According to the Bureau of Labor Statistics, unmarried people now make up 50.2 percent of the adult population in America, higher than it has ever been since they first started keeping track of these things back in 1976. Back then, only 37.4 percent of Americans age 16 or older were single. Oh what a difference 38 years can make.
Even though the percentage of unmarried people has been on the rise for decades, it probably won't keep growing too drastically. Eric Klinenburg, a sociology professor at NYU, told the New York Post, “I don’t expect the proportion of singles to go much higher, but it could go up a bit more. ... Marriage rates are going down all over the developed world as people experiment with new ways to organize their lives and their relationships.”
In other words, people are getting married later, or just not getting married at all. Nowadays it is totally possible, even respectable, to live with someone without getting married, for instance, or to decide that unplanned pregnancy is not a good enough reason to get hitched. Then there's the fact that teen pregnancy is way down, resulting in fewer shotgun weddings anyway. There's also way less stigma against divorce in the 21st century, which helps explain the elevated number of older Americans who are unwed. Plus there's that whole thing where LGBT people are now more likely to be out of the closet than hiding out in a heterosexual marriage, yet still can't get married as part of a same-sex couple in most states.
Which reminds me: someone do me a favor and, once Fox News has their inevitable freak out over this news, go point out that the number of singles would probably go back down if gay marriage was legalized in all 50 states.
The moral of the story though, is that American society is changing.

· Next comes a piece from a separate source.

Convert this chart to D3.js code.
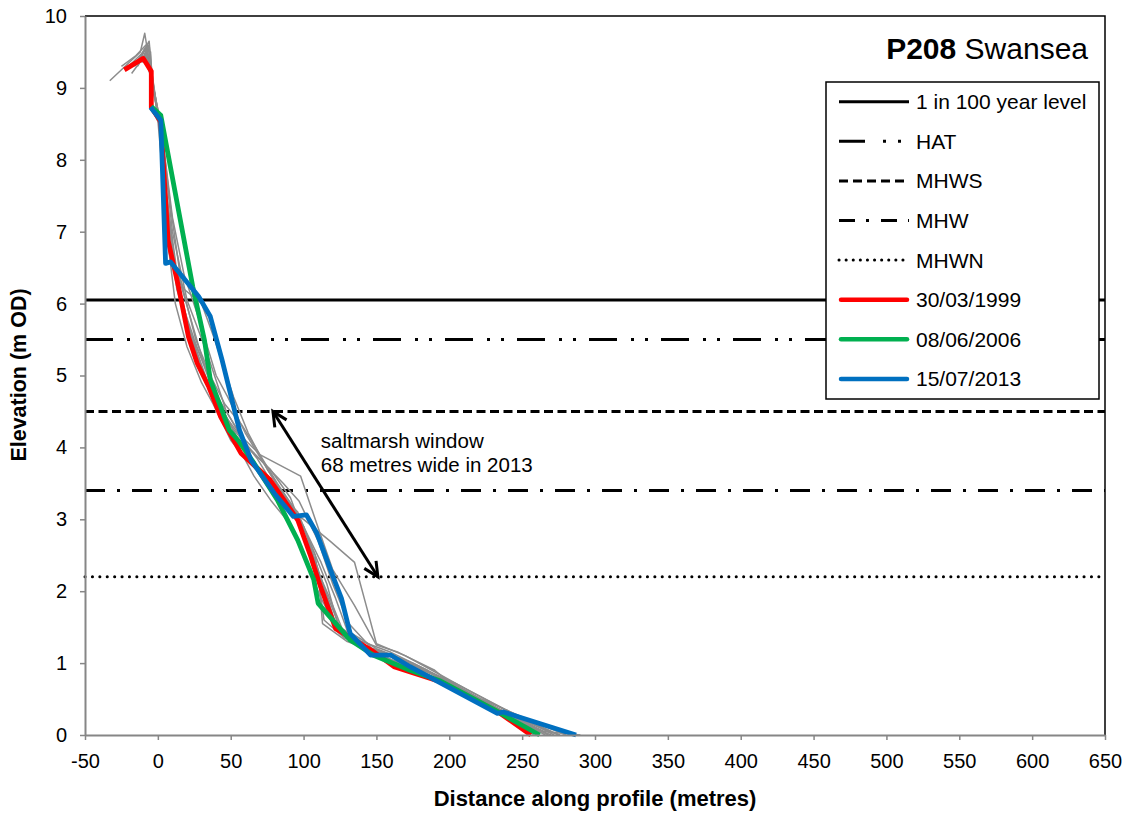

Marriage is still an important social institution, as evidenced by the fact that millions of adults are married, but it's no longer the default option in the choose-your-own-adventure novel called life. And when you think about it, that makes a lot of sense. After all, when on earth did we get the idea that there was a single life path that should work for everyone? For some people marriage is wonderful — to further channel Beyoncé (or rather her sampling of Cimamanda Ngozi Adichie) "Marriage can be a system of joy and love and mutual support." It's just not automatically right for everyone.
And unsurprisingly, it seems life and society in the 21st century are not going to be the same as they were in the 20th. Go figure.